Today’s readings:
- Hebrews 12:1-4
- Psalm 22:26-32 (Responsorial)
- Matthew 8:17 (Alleluia)
- Mark 5:21-43
In the Douay, the RSV, or the NABRE.
Quid turbamini, et ploratis? puella non est mortua, sed dormit.
What is this stir, this weeping? The child is not dead, she is asleep.
Mark 5:39b
When I was a kid, the movie “Phantasm” was one that totally wrecked my world in the way that would give you creepy dreams and destroy decent nights of sleep. It is a very good horror film – a classic of the genre. But it has a most interesting plot twist (Spoiler Alert) in that after finding all the ways a local mortician has been making the dead into Zombies and killing everyone to sell them into slavery, the main character wakes up to discover the whole thing has been a dream, crafted in his mourning, to deny the death of his parents. (Then the movie throws another twist and everyone screams… and the credits roll.)
This is one of those things about which the Eastern Church seems to get hyper pious: “Our brother has fallen asleep in the Lord.” It seems nearly like a “taboo”, one of those superstitions ingrained in the culture of Russia and/or Greece that has just carried over. But it is something else, something more important. Saying “The Child is not dead, she is asleep” (as elsewhere Jesus says, “Our friend, Lazarus, sleepeth.”) and this all means so much more.
St Bede the Venerable says “For to men she was dead, who were unable to raise her up; but to God she was asleep, in whose purpose both the soul was living, and the flesh was resting, to rise again. Whence it became a custom amongst Christians, that the dead, who, they doubt not, will rise again, should be said to sleep.”
That is our take right now: people are dead and gone. We don’t render them honors and obsequies in the way we used to because it is for us, the living, that we have funerals now. Even in some churches that should know better, we have “Celebrations of Life” and “Mass of the Resurrection”.
The Christian story is so much more hopeful than that. Even in life, we are in the midst of death – the real death of sin. And yet whosoever believes in Jesus shall never die the real death – the death of the soul. We will all sleep, though.

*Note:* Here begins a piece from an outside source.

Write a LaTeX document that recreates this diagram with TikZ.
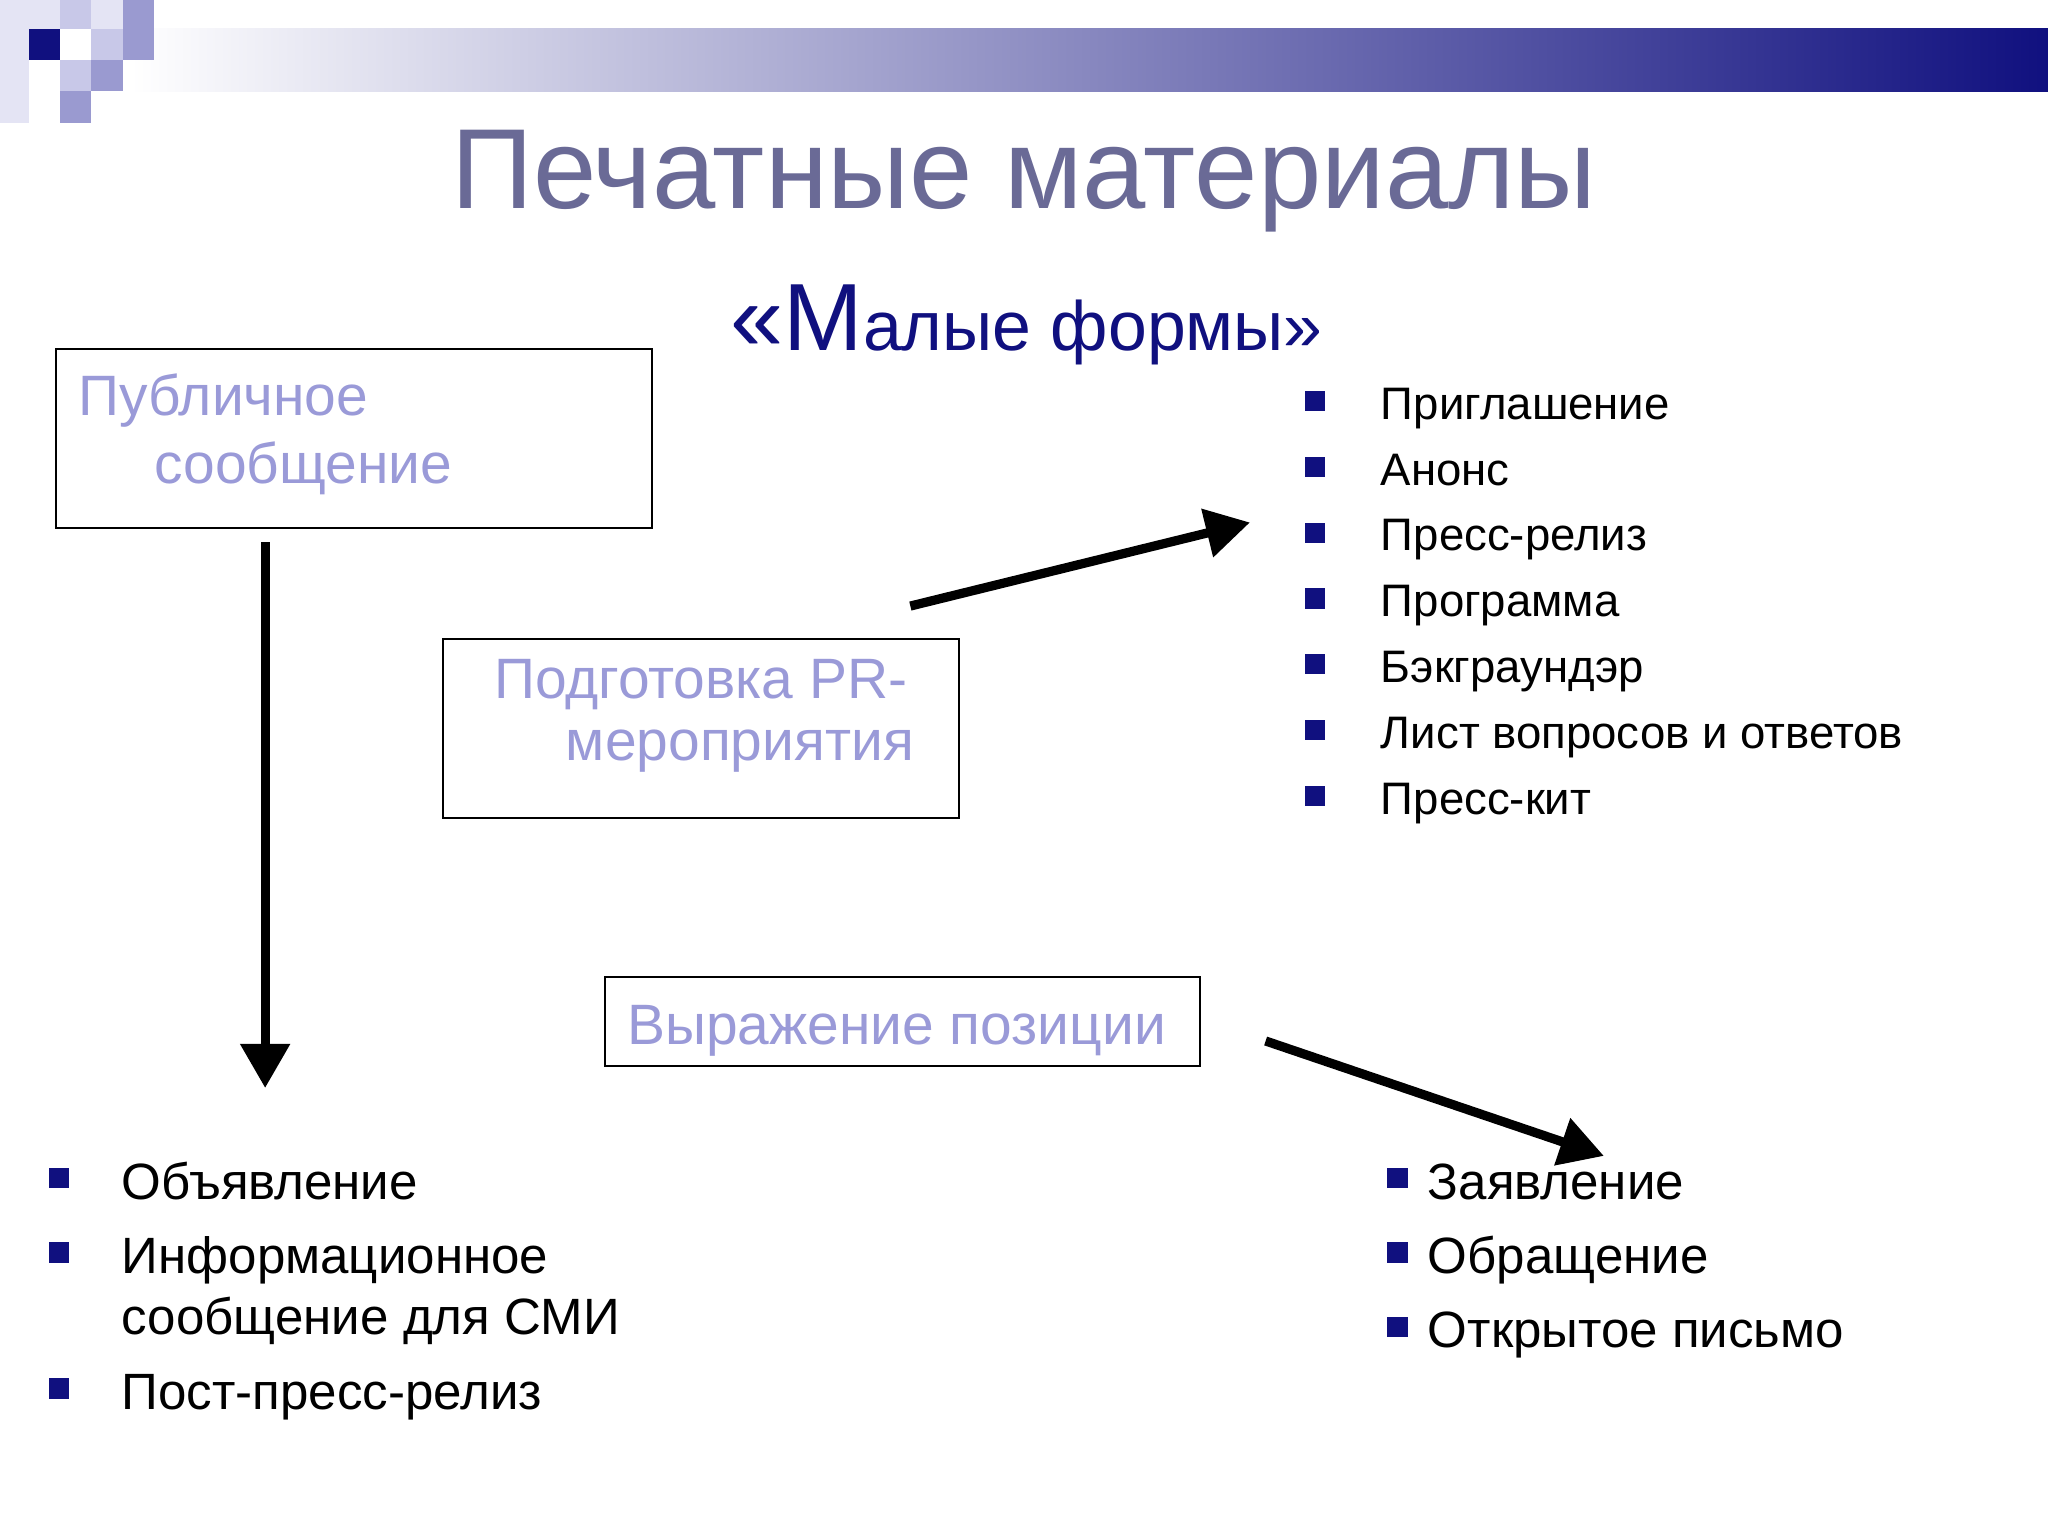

The vision we have of reality is distorted by our emotions, warped by our sins, and, not surprisingly, twisted by our words. I say this is not surprising because God made the whole world with his word and we are made in his image. How we speak and what we say is of profound importance. I do not mean that we “make our own reality”. But our heart does live in a reality created by our spiritual life – which last includes our words as well as our thoughts. So: if (in spite of our pious language) we speak as though someone were “Dead and gone” never more to be, just flat out dead – our heart grieves.
It needn’t be so. We can know the life in which we stand. This is the Word of God speaking. We are in death. But Life, himself, says “this is sleep.” Of another thing (speaking of the Eucharist) St Thomas has written:
Credo quidquid dixit Dei Filius;
Nil hoc verbo veritátis verius.
– Aquinas
Translated thus:
I believe whate’er the Son of God hath told;
What the Truth hath spoken, that for truth I hold.
– Pusey
What God’s Son has told me, take for truth I do;
Truth himself speaks truly or there’s nothing true.
– Hopkins
I prefer Hopkins’ rendering even though Pusey’s sings better. I will stick with it, “Truth himself speaks truth or there’s nothing true.” This line is, I think the foundation of so very much. At RCIA class last week what I heard over and over is “Why do we do it this way? Because he (Jesus) said to.” It may seem a bit simplistic. It may be, in fact, too little depth for many folks. But it is the truth. It is the only reason to do something.
In a world there there no truth at all it is refreshing to do something simply out of obedience, simply because of one’s choice to submit to divine authority. I’ve been watching a lot of my friends for the last 8 or 9 years being unable to submit to anything but their own feelings. Thus, people who support them in their feelings are “right” and people who don’t support them in their feelings are “haters”. This is true on all sides of the political spectrum. There are those who claim to be Christians, even, who are falling for this emotivist reading of right and wrong. They like some parts of the Bible, but not others. They like some of the things Jesus has to say, but other bits are clearly delusional.
There is only one reason to stand with the outcast: because Jesus forbade us the luxury of enemies. And either the Truth speaks the truth or nothing at all is true.
Thing is if I accept this truth claim, I’ve also got to accept the rest… no divorce, no adultery, no lust in my heart, and this is truly his body, this is truly his precious blood. If I pick the items from the menu that I wish to believe, then, well… I might as well just go out and yell with the others. But if not, well, then: the child is not dead, she is only asleep.